— Extracted material —
#####
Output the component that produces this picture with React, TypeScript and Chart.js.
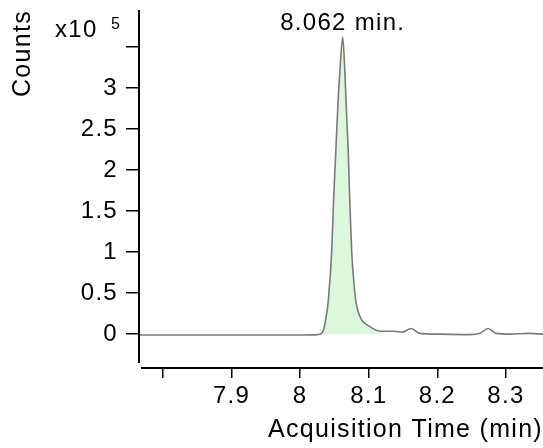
import { useEffect, useRef } from 'react';
import { Chart, registerables } from 'chart.js';
Chart.register(...registerables);

// Acquisition time (min)
const traceTimes = [7.765, 7.8, 7.9, 8.0, 8.026, 8.031, 8.034, 8.037, 8.041, 8.046, 8.049, 8.052, 8.055, 8.058, 8.062, 8.065, 8.068, 8.070, 8.072, 8.075, 8.078, 8.081, 8.085, 8.090, 8.100, 8.110, 8.119, 8.137, 8.149, 8.162, 8.174, 8.203, 8.247, 8.262, 8.274, 8.285, 8.306, 8.335, 8.354];
// Counts (x10^5)
const traceCounts = [-0.01, -0.01, -0.01, -0.01, -0.005, 0.01, 0.05, 0.17, 0.41, 1.02, 1.70, 2.24, 2.80, 3.22, 3.62, 3.22, 2.61, 2.24, 1.70, 1.02, 0.66, 0.41, 0.26, 0.17, 0.10, 0.05, 0.035, 0.035, 0.025, 0.07, 0.01, 0.0, -0.005, 0.01, 0.07, 0.01, 0.0, 0.01, 0.0];

const peakStart = 8.031;
const peakEnd = 8.122;
const peakApex = 8.062;
const peakLabel = '8.062 min.';

const xTickValues = [7.8, 7.9, 8.0, 8.1, 8.2, 8.3];
const xTickLabels = ['', '7.9', '8', '8.1', '8.2', '8.3'];
const yTickValues = [0, 0.5, 1, 1.5, 2, 2.5, 3, 3.5];
const yTickLabels = ['0', '0.5', '1', '1.5', '2', '2.5', '3', ''];

const FONT = "'Liberation Sans', Arial, sans-serif";

export default function App() {
  const ref = useRef<HTMLCanvasElement | null>(null);
  useEffect(() => {
    if (!ref.current) return;
    const trace = traceTimes.map((t, i) => ({ x: t, y: traceCounts[i] }));
    const peak = trace.filter((p) => p.x >= peakStart && p.x <= peakEnd);
    const apexIdx = traceTimes.indexOf(peakApex);

    const decor = {
      id: 'decor',
      beforeDraw(chart: any) {
        chart.ctx.letterSpacing = '1.3px';
      },
      afterDraw(chart: any) {
        const { ctx, chartArea } = chart;
        const xs = chart.scales.x;
        const ys = chart.scales.y;
        ctx.save();
        ctx.strokeStyle = '#000';
        ctx.lineWidth = 2;
        ctx.beginPath();
        ctx.moveTo(chartArea.left, chartArea.top);
        ctx.lineTo(chartArea.left, chartArea.bottom - 4);
        ctx.stroke();
        ctx.beginPath();
        ctx.moveTo(chartArea.left + 2, chartArea.bottom + 1);
        ctx.lineTo(chartArea.right, chartArea.bottom + 1);
        ctx.stroke();
        ctx.fillStyle = '#000';
        ctx.letterSpacing = '1.3px';
        ctx.font = `24px ${FONT}`;
        ctx.textAlign = 'center';
        ctx.textBaseline = 'alphabetic';
        const ax = xs.getPixelForValue(peakApex);
        const ay = ys.getPixelForValue(traceCounts[apexIdx]);
        ctx.fillText(peakLabel, ax, ay - 7);
        ctx.textAlign = 'left';
        ctx.fillText('x10', 55, 37);
        ctx.font = `16px ${FONT}`;
        ctx.fillText('5', 111, 29);
        ctx.restore();
      },
    };

    const chart = new Chart(ref.current, {
      type: 'line',
      data: {
        datasets: [
          {
            data: trace,
            borderColor: '#7a7a7a',
            borderWidth: 1.6,
            pointRadius: 0,
            fill: false,
            cubicInterpolationMode: 'monotone',
            order: 1,
          },
          {
            data: peak,
            borderColor: 'rgba(0,0,0,0)',
            borderWidth: 0,
            backgroundColor: '#ddf7dd',
            pointRadius: 0,
            fill: 'origin',
            cubicInterpolationMode: 'monotone',
            order: 2,
          },
        ],
      },
      options: {
        responsive: false,
        animation: false,
        devicePixelRatio: 1,
        layout: { padding: { top: 10, right: 0, left: 0, bottom: 0 } },
        plugins: { legend: { display: false }, tooltip: { enabled: false } },
        scales: {
          x: {
            type: 'linear',
            min: 7.765,
            max: 8.354,
            afterFit: (s: any) => { s.height = 81; s.paddingLeft = 0; s.paddingRight = 0; },
            afterBuildTicks: (s: any) => { s.ticks = xTickValues.map((v) => ({ value: v })); },
            border: { display: false },
            grid: { drawOnChartArea: false, drawTicks: true, tickLength: 11, color: '#000', lineWidth: 1.5 },
            ticks: {
              autoSkip: false,
              maxRotation: 0,
              padding: 4,
              color: '#000',
              font: { family: FONT, size: 24 },
              callback: (_v: any, i: number) => xTickLabels[i],
            },
            title: {
              display: true,
              text: 'Acquisition Time (min)',
              align: 'end',
              color: '#000',
              font: { family: FONT, size: 25 },
              padding: { top: 0, bottom: 3 },
            },
          },
          y: {
            type: 'linear',
            min: -0.4,
            max: 3.95,
            afterFit: (s: any) => { s.width = 139; s.paddingTop = 0; s.paddingBottom = 0; },
            afterBuildTicks: (s: any) => { s.ticks = yTickValues.map((v) => ({ value: v })); },
            border: { display: false },
            grid: { drawOnChartArea: false, drawTicks: true, tickLength: 13, color: '#000', lineWidth: 1.5 },
            ticks: {
              autoSkip: false,
              padding: 8,
              color: '#000',
              font: { family: FONT, size: 24 },
              callback: (_v: any, i: number) => yTickLabels[i],
            },
            title: {
              display: true,
              text: 'Counts',
              align: 'end',
              color: '#000',
              font: { family: FONT, size: 25 },
              padding: { top: 8, bottom: 0 },
            },
          },
        },
      },
      plugins: [decor],
    });
    return () => chart.destroy();
  }, []);
  return (
    <div style={{ position: 'absolute', left: 0, top: 0, width: 543, height: 448, background: '#fff' }}>
      <canvas ref={ref} width={543} height={448} />
    </div>
  );
}
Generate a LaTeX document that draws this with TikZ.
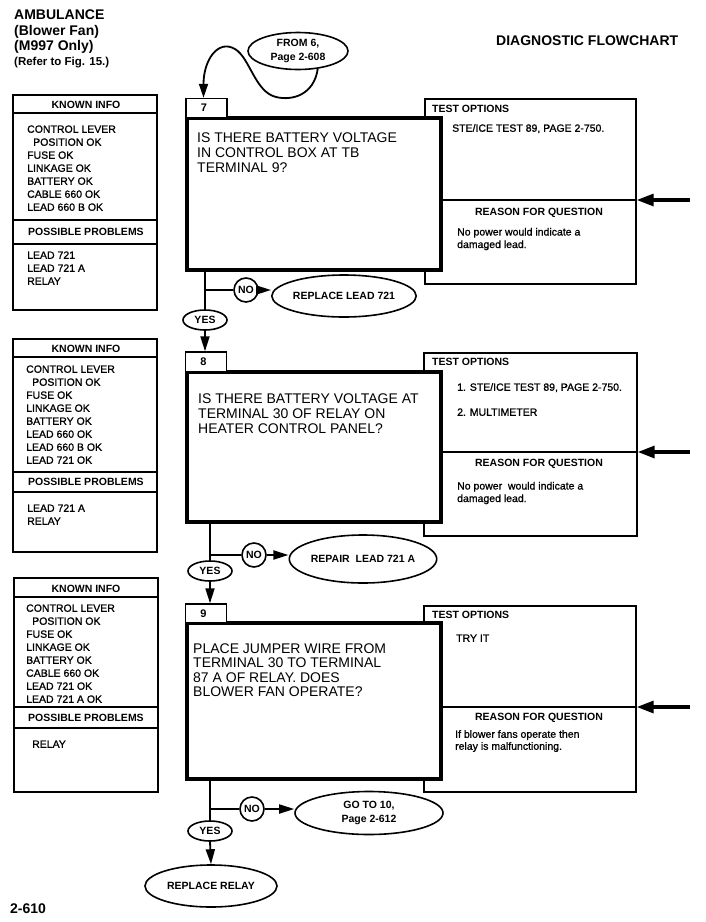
\documentclass[tikz,border=0pt]{standalone}
\usepackage{fontspec}
\setmainfont{Liberation Sans}
\newfontfamily\itemfont[FakeBold=1.1]{Liberation Sans}
\usetikzlibrary{shapes.geometric,arrows.meta}
\begin{document}
\begin{tikzpicture}[x=1pt,y=-1pt,
  frame/.style={draw, line width=1.4pt, inner sep=0pt},
  mainq/.style={draw, line width=4pt, fill=white, inner sep=0pt, minimum width=254pt},
  numbox/.style={draw, line width=1.4pt, fill=white, inner sep=0pt, minimum width=41pt, minimum height=19pt, font=\bfseries\fontsize{11}{13}\selectfont},
  item/.style={anchor=base west, inner sep=0pt, font=\itemfont\fontsize{10.5}{13}\selectfont},
  head/.style={anchor=base, inner sep=0pt, font=\bfseries\fontsize{10.5}{13}\selectfont},
  bhead/.style={anchor=base west, inner sep=0pt, font=\bfseries\fontsize{10.5}{13}\selectfont},
  qline/.style={anchor=base west, inner sep=0pt, font=\fontsize{14}{15}\selectfont},
  title/.style={anchor=base west, inner sep=0pt, font=\bfseries\fontsize{14}{16}\selectfont},
  oval/.style={draw, ellipse, line width=1.6pt, fill=white, inner sep=0pt, align=center, font=\bfseries\fontsize{10.5}{13.5}\selectfont},
  yesoval/.style={oval, minimum width=44pt, minimum height=20pt},
  nocirc/.style={draw, circle, line width=1.6pt, fill=white, inner sep=0pt, minimum size=24pt, font=\bfseries\fontsize{10.5}{13}\selectfont},
  conn/.style={line width=1.8pt},
  tip/.style={conn, -{Triangle[length=15pt,width=9pt]}},
  bigtip/.style={line width=3.2pt, -{Triangle[length=17pt,width=12pt]}},
  divider/.style={line width=1.4pt}
]
\useasboundingbox (0,0) rectangle (705,922);

% ---------- header ----------
\node[title] (h1) at (14,19.3) {AMBULANCE};
\node[title] (h2) at (14,35) {(Blower Fan)};
\node[title] (h3) at (14,50.5) {(M997 Only)};
\node[anchor=base west, inner sep=0pt, font=\bfseries\fontsize{11.5}{13}\selectfont] (h4) at (14,65.5) {(Refer to Fig. 15.)};
\node[title] (h5) at (496,45) {DIAGNOSTIC FLOWCHART};
\node[title] (pg) at (10,913) {2-610};

% ---------- block 7 ----------
\node[frame, minimum width=144pt, minimum height=215pt] (KI7) at (85,202.5) {};
\draw[divider] (13,113) -- (157,113);
\draw[divider] (13,220) -- (157,220);
\draw[divider] (13,244) -- (157,244);
\node[head] (kh7) at (86,108.75) {KNOWN INFO};
\node[head] (ph7) at (86,235.75) {POSSIBLE PROBLEMS};
\foreach \t [count=\i] in {CONTROL LEVER, {\hspace*{6pt}POSITION OK}, FUSE OK, LINKAGE OK, BATTERY OK, CABLE 660 OK, LEAD 660 B OK}
  \node[item] (k7-\i) at (27,{132.75+13*(\i-1)}) {\t};
\foreach \t [count=\i] in {LEAD 721, LEAD 721 A, RELAY}
  \node[item] (p7-\i) at (27,{258.75+13*(\i-1)}) {\t};

\node[frame, minimum width=211pt, minimum height=185pt] (TO7) at (530.5,191.5) {};
\draw[divider] (425,200) -- (636,200);
\node[mainq, minimum height=152pt] (Q7) at (314,194) {};
\node[numbox] (L7) at (206.5,108) {\hspace*{-5pt}7};
\foreach \t [count=\i] in {IS THERE BATTERY VOLTAGE, IN CONTROL BOX AT TB, TERMINAL 9?}
  \node[qline] (q7-\i) at (197,{142+15*(\i-1)}) {\t};
\node[bhead] (to7) at (432,112) {TEST OPTIONS};
\node[item] (t7-1) at (452,131.75) {STE/ICE TEST 89, PAGE 2-750.};
\node[head] (rq7) at (539,215) {REASON FOR QUESTION};
\node[item] (r7-1) at (457,235.5) {No power would indicate a};
\node[item] (r7-2) at (457,248) {damaged lead.};
\coordinate (A7) at (690,200);
\draw[bigtip] (A7) -- (A7 -| TO7.east);

\node[oval, minimum width=100pt, minimum height=37pt] (F6) at (298,51) {FROM 6,\\Page 2-608};
\draw[conn, -{Triangle[length=14pt,width=9pt]}] (F6.-42) .. controls (314,95) and (292,101) .. (276,97)
  .. controls (255,92) and (250,58) .. (235,49) .. controls (218,39) and (203.5,60) .. ([xshift=-3pt]L7.north);

\node[yesoval] (Y7) at (205,320) {YES};
\node[nocirc] (N7) at (246,290) {NO};
\node[oval, minimum width=132pt, minimum height=42pt] (R7) at (344,296) {REPLACE LEAD 721};
\draw[conn] (Q7.south -| Y7) -- (Y7.north);
\coordinate (J7) at (Y7 |- N7);
\draw[conn] (J7) -- (N7.west);
\draw[tip] (N7.east) -- (N7 -| R7.west);

% ---------- block 8 ----------
\node[frame, minimum width=144pt, minimum height=213pt] (KI8) at (85,445.5) {};
\draw[divider] (13,357) -- (157,357);
\draw[divider] (13,472) -- (157,472);
\draw[divider] (13,492) -- (157,492);
\node[head] (kh8) at (86,352.5) {KNOWN INFO};
\node[head] (ph8) at (86,485.75) {POSSIBLE PROBLEMS};
\foreach \t [count=\i] in {CONTROL LEVER, {\hspace*{6pt}POSITION OK}, FUSE OK, LINKAGE OK, BATTERY OK, LEAD 660 OK, LEAD 660 B OK, LEAD 721 OK}
  \node[item] (k8-\i) at (26,{372.75+13*(\i-1)}) {\t};
\foreach \t [count=\i] in {LEAD 721 A, RELAY}
  \node[item] (p8-\i) at (27,{511.75+13*(\i-1)}) {\t};

\node[frame, minimum width=213pt, minimum height=183pt] (TO8) at (530.5,444.5) {};
\draw[divider] (424,452) -- (637,452);
\node[mainq, minimum height=150pt] (Q8) at (314,447) {};
\node[numbox, minimum height=20pt] (L8) at (206,362) {\hspace*{-5pt}8};
\foreach \t [count=\i] in {IS THERE BATTERY VOLTAGE AT, TERMINAL 30 OF RELAY ON, HEATER CONTROL PANEL?}
  \node[qline] (q8-\i) at (198,{403+15*(\i-1)}) {\t};
\node[bhead] (to8) at (432,365.75) {TEST OPTIONS};
\node[item] (t8-1) at (457,390.75) {1. STE/ICE TEST 89, PAGE 2-750.};
\node[item] (t8-2) at (457,415.75) {2. MULTIMETER};
\node[head] (rq8) at (539,466.75) {REASON FOR QUESTION};
\node[item] (r8-1) at (457,489.5) {No power\ \ would indicate a};
\node[item] (r8-2) at (457,502) {damaged lead.};
\coordinate (A8) at (690,452);
\draw[bigtip] (A8) -- (A8 -| TO8.east);

\draw[tip] (Y7.south) -- (Y7 |- L8.north);

\node[yesoval] (Y8) at (210,571) {YES};
\node[nocirc] (N8) at (254,555) {NO};
\node[oval, minimum width=140pt, minimum height=48pt] (R8) at (363,559) {REPAIR\ \ LEAD 721 A};
\draw[conn] (Q8.south -| Y8) -- (Y8.north);
\coordinate (J8) at (Y8 |- N8);
\draw[conn] (J8) -- (N8.west);
\draw[tip] (N8.east) -- (N8 -| R8.west);

% ---------- block 9 ----------
\node[frame, minimum width=144pt, minimum height=214pt] (KI9) at (86,685) {};
\draw[divider] (14,597) -- (158,597);
\draw[divider] (14,707) -- (158,707);
\draw[divider] (14,728) -- (158,728);
\node[head] (kh9) at (86,592.5) {KNOWN INFO};
\node[head] (ph9) at (86,721.75) {POSSIBLE PROBLEMS};
\foreach \t [count=\i] in {CONTROL LEVER, {\hspace*{6pt}POSITION OK}, FUSE OK, LINKAGE OK, BATTERY OK, CABLE 660 OK, LEAD 721 OK, LEAD 721 A OK}
  \node[item] (k9-\i) at (26,{611.75+13*(\i-1)}) {\t};
\node[item] (p9-1) at (32,747.75) {RELAY};

\node[frame, minimum width=212pt, minimum height=186pt] (TO9) at (530,699) {};
\draw[divider] (424,707) -- (636,707);
\node[mainq, minimum height=156pt] (Q9) at (314,701) {};
\node[numbox] (L9) at (206,613.5) {\hspace*{-5pt}9};
\foreach \t [count=\i] in {PLACE JUMPER WIRE FROM, TERMINAL 30 TO TERMINAL, 87 A OF RELAY. DOES, BLOWER FAN OPERATE?}
  \node[qline] (q9-\i) at (193,{653+14.5*(\i-1)}) {\t};
\node[bhead] (to9) at (432,618.75) {TEST OPTIONS};
\node[item] (t9-1) at (456,641.75) {TRY IT};
\node[head] (rq9) at (539,720.75) {REASON FOR QUESTION};
\node[item] (r9-1) at (455,737.75) {If blower fans operate then};
\node[item] (r9-2) at (455,749.75) {relay is malfunctioning.};
\coordinate (A9) at (690,707);
\draw[bigtip] (A9) -- (A9 -| TO9.east);

\draw[tip] (Y8.south) -- (Y8 |- L9.north);

\node[yesoval] (Y9) at (210,831) {YES};
\node[nocirc] (N9) at (252,809) {NO};
\node[oval, minimum width=148pt, minimum height=43pt] (G9) at (369,813) {GO TO 10,\\Page 2-612};
\node[oval, minimum width=132pt, minimum height=42pt] (RR) at (211,886) {REPLACE RELAY};
\draw[conn] (Q9.south -| Y9) -- (Y9.north);
\coordinate (J9) at (Y9 |- N9);
\draw[conn] (J9) -- (N9.west);
\draw[tip] (N9.east) -- (N9 -| G9.west);
\draw[tip] (Y9.south) -- (RR.north);
\end{tikzpicture}
\end{document}
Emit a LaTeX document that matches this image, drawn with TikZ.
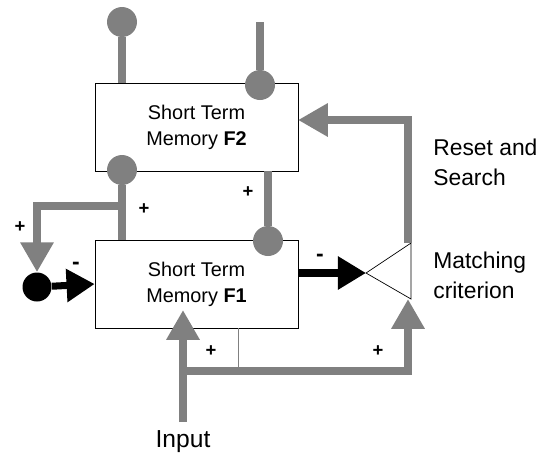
\documentclass[tikz,border=0pt]{standalone}
\usepackage{fontspec}
\setmainfont{Liberation Sans}
\usetikzlibrary{arrows.meta}
\tikzset{
  stm/.style      = {draw, thin, align=center, minimum width=4.06cm,
                     minimum height=1.76cm, inner sep=0pt,
                     font=\fontsize{11.3}{14.7}\selectfont},
  dot/.style      = {circle, fill=black!50, minimum size=0.6cm, inner sep=0pt},
  blackdot/.style = {circle, fill=black, minimum size=0.58cm, inner sep=0pt},
  feed/.style     = {draw=black!50, line width=4.5pt},
  feedarrow/.style= {feed, -{Triangle[length=17pt, width=18pt]}},
  inhib/.style    = {draw=black, line width=4pt,
                     -{Triangle[length=16pt, width=18pt]}},
  sign/.style     = {font=\fontsize{10.5}{10.5}\selectfont\bfseries, inner sep=0pt},
  note/.style     = {align=left, anchor=west, inner sep=0pt,
                     font=\fontsize{13}{17}\selectfont}
}

\begin{document}
\begin{tikzpicture}[x=0.02cm, y=-0.02cm]
\useasboundingbox (0,0) rectangle (543,457);
% Memory layers
\node[stm] (f2) at (196.5,127) {Short Term\\Memory \textbf{F2}};
\node[stm] (f1) at (196.5,284) {Short Term\\Memory \textbf{F1}};
% Matching criterion
\draw[thin] (366,273) coordinate (apex) -- (411,243) coordinate (mtop)
  -- (411,299) coordinate (mbot) -- cycle;
\node[note] (match) at (433,275) {Matching\\criterion};
\node[note] (reset) at (433,162) {Reset and\\Search};
% Top of F2
\node[dot] (c2a) at (122,22) {};
\draw[feed] (c2a) -- (c2a |- f2.north);
\coordinate (tr) at (260,22);
\node[dot] (c2b) at (260,85) {};
\draw[feed] (tr) -- (c2b);
% F2 down to F1
\node[dot] (c2c) at (122,170) {};
\draw[feed] (c2c) -- (c2c |- f1.north);
\node[dot] (c1) at (268,241) {};
\draw[feed] (c1 |- f2.south) -- (c1);
% Gain control
\node[blackdot] (bk) at (37,287) {};
\coordinate (br) at (122,206);
\draw[feedarrow] (br) -| (bk.north);
\draw[inhib] (bk) -- (f1.west);
% F1 to matching, reset back to F2
\draw[inhib] (f1.east |- apex) -- (apex);
\coordinate (rs) at (408,243);
\coordinate (rt) at (298,120);
\draw[feedarrow] (rs) |- (rt);
% Input
\node[font=\fontsize{14}{14}\selectfont, inner sep=0pt] (inlbl) at (183,442) {Input};
\coordinate (inp) at (183,422);
\coordinate (in1) at (183,310);
\draw[feedarrow] (inp) -- (in1);
\coordinate (ib) at (183,371);
\coordinate (mb) at (408,299);
\draw[feedarrow] (ib) -| (mb);
\draw[black!50, thin] (238,328) -- (238,371);
% Signs
\node[sign] at (20,227) {+};
\node[sign] at (144,209) {+};
\node[sign] at (248,192) {+};
\node[sign] at (211,351) {+};
\node[sign] at (378,351) {+};
\node[sign, font=\fontsize{13}{13}\selectfont\bfseries] at (76,266) {-};
\node[sign, font=\fontsize{13}{13}\selectfont\bfseries] at (320,258) {-};
\end{tikzpicture}
\end{document}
#####
Copy, word for word, the entries above from the first line to the line that holds "Chart.register(...registerables);". Drop the pictures.

— Solution —
Output the component that produces this picture with React, TypeScript and Chart.js.
import { useEffect, useRef } from 'react';
import { Chart, registerables } from 'chart.js';
Chart.register(...registerables);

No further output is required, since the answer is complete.